I then had another chuckle and gave more praise to the three day rule -   without which I would have been sitting at home on a Saturday evening waiting for him to get in touch, wondering why he hasn’t and being tempted to call him.
Liberated by the three day rule I was instead laughing at Russell Howards  jokes about Justin Bieber which incidentally are still making me laugh.

14 February 2011

Being thankful for the ‘bad’ dates

Lots of people have bad dates. Bad can mean many things. Either you didn’t get on, or he was rude, or the most common case for a bad date is that they’ve lied in their profile.  Which can make for a rather awkward and uncomfortable date

Since a picture is worth a thousand words.  It’s hard to understand why The Suman Marriage Bureau refuses to hand out pictures. Rather you pay for a service whereby the bureau having interviewed you both on the phone and sometimes in person, hand pick suitable matches. Sound great in theory.

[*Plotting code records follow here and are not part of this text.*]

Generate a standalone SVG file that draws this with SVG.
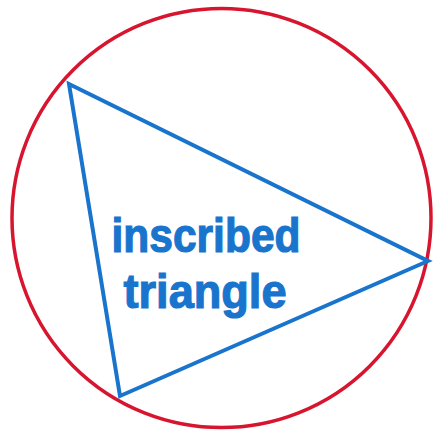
<svg xmlns="http://www.w3.org/2000/svg" width="434" height="433" viewBox="0 0 434 433">
  <style>
    .circ { fill: none; stroke: #D8152F; stroke-width: 3.5; }
    .tri { fill: none; stroke: #1874CC; stroke-width: 4; stroke-linejoin: miter; }
    .lbl { font-family: "Liberation Sans", Arial, sans-serif; font-weight: bold; font-size: 48px; fill: #1874CC; stroke: #1874CC; stroke-width: 1.2; text-anchor: middle; }
  </style>
  <rect width="434" height="433" fill="#ffffff"/>
  <g id="circle">
    <circle class="circ" cx="221.5" cy="218" r="209.5"/>
  </g>
  <g id="triangle">
    <polygon class="tri" points="69,84 428,261 120,396"/>
  </g>
  <g id="label">
    <text class="lbl" x="206" y="252" textLength="189" lengthAdjust="spacingAndGlyphs">inscribed</text>
    <text class="lbl" x="205" y="308" textLength="163" lengthAdjust="spacingAndGlyphs">triangle</text>
  </g>
</svg>
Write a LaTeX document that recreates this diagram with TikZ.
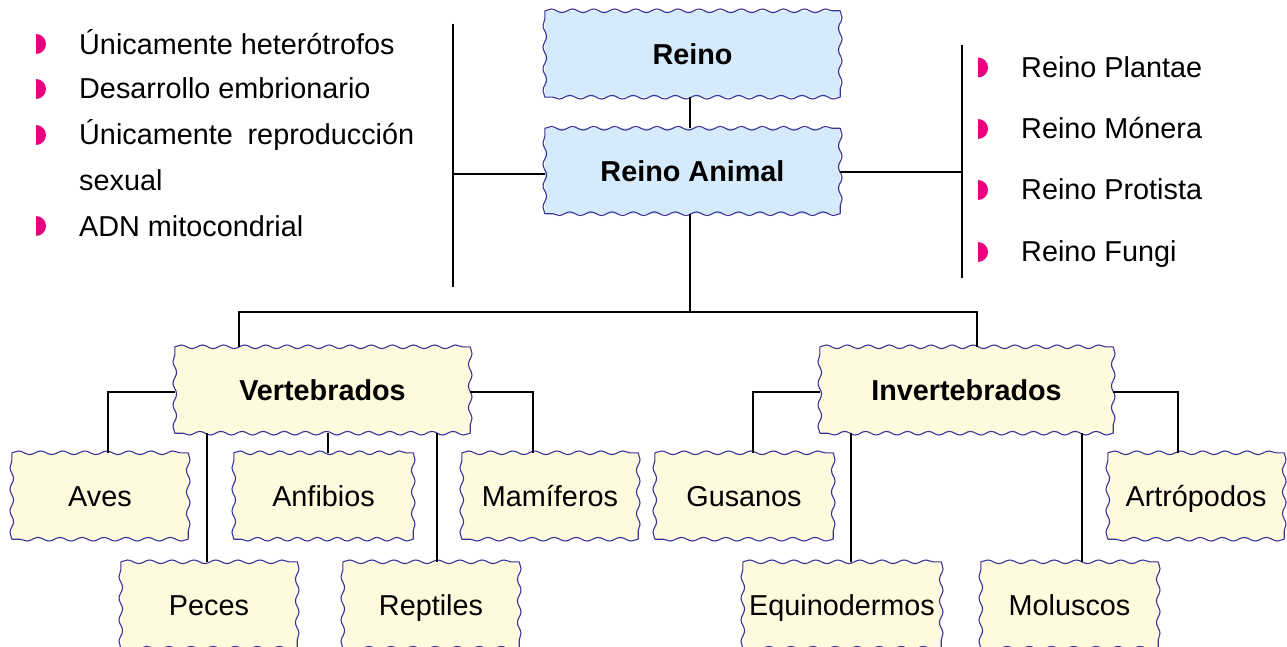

Last week The Bureau advised they had a match. The match ‘looked’ good on paper and we arranged to meet. On meeting my first reaction was of disappointment.  Disappointment with the Suman Marriage Bureau for setting up a date with someone totally unsuitable.
After the date, and as I walked up Regents Street the disappointment turned to embarrassment and shame. In some cultures (mine included) girls can be married too much older men who are completely unsuitable. Or girls have to accept the suitor offered to them without little or no choice.
Each time we meet someone unsuitable. Rather than lamenting we should be offering gratitude for the total freedom to say no without any refute or reappraisal.
. 

6 February 2011

Giving them a chance

Recently  I wrote about how online dating sites are full of time wasters.  This week I logged on for my regular online dating session to find yet more one line and half baked emails. 
I’ve bought into the theory that these men are either already in a relationship; are not serious; or are simply window shopping.   In all these instances I’ve put my trust and confidence in ‘The Rules’ by deleting and banishing these types of emails to the ether.
This week I received an email from a guy on guardiansoulmates.com and feel that maybe some men should be given a chance albeit a small one.
He wrote the below note clearly perplexed by my lack of response.  His note came as a surprise since he had only added me as a ‘fan’.   Adding someone as a fan requires no more effort than simply clicking your mouse.  Since I never add anyone as a fan nor take any notice of being added as one, the lack of response from my part is well justified
In his first note he wrote:
Hi , Victory is yours.  I have failed in my mission to elicit a response from you. With a heavy heart I am forced to remove you from ‘my favorites’. Did you even notice I was a ‘fan’?
I responded by saying:
Hi,  Easiest victory ever. I don't think I’ve received a note from you so wouldn't have known to reply.
His next note said:
Thanks for your unexpected reply.  I was doubtful whether other subscribers existed. I view ‘favouriting’ as a sign of positive interest. Favouriting AND sending a message is bordering on harassment in this virtual world.
Personally I’m not surprised at his lack of response.  I advised him that if he is interested in someone then he may want to take the time to read their profile and actually write them a note.  It doesn’t have to a long note, neither does it have to be witty, full of satire or humour.  Rather the note just needs to demonstrate that you’ve taken the time to read their profile.
He thanked me for the advice.  Since he was graceful enough to accept the advice in the spirit in which it was given, I paired him up with a single friend of mine who I think may be better suited.  
From this experience I’m thinking that clearly there are people on dating sites who are keen to meet someone but maybe don’t know how to.  After all I’ve received many  first emails which whilst are ‘on rules’ have simply ‘poofed’ or vanished after my initial response or two or three emails later.
This week I will endeavour to relax a little by responding to any short emails with a very short note and will make my judgement based on their second note.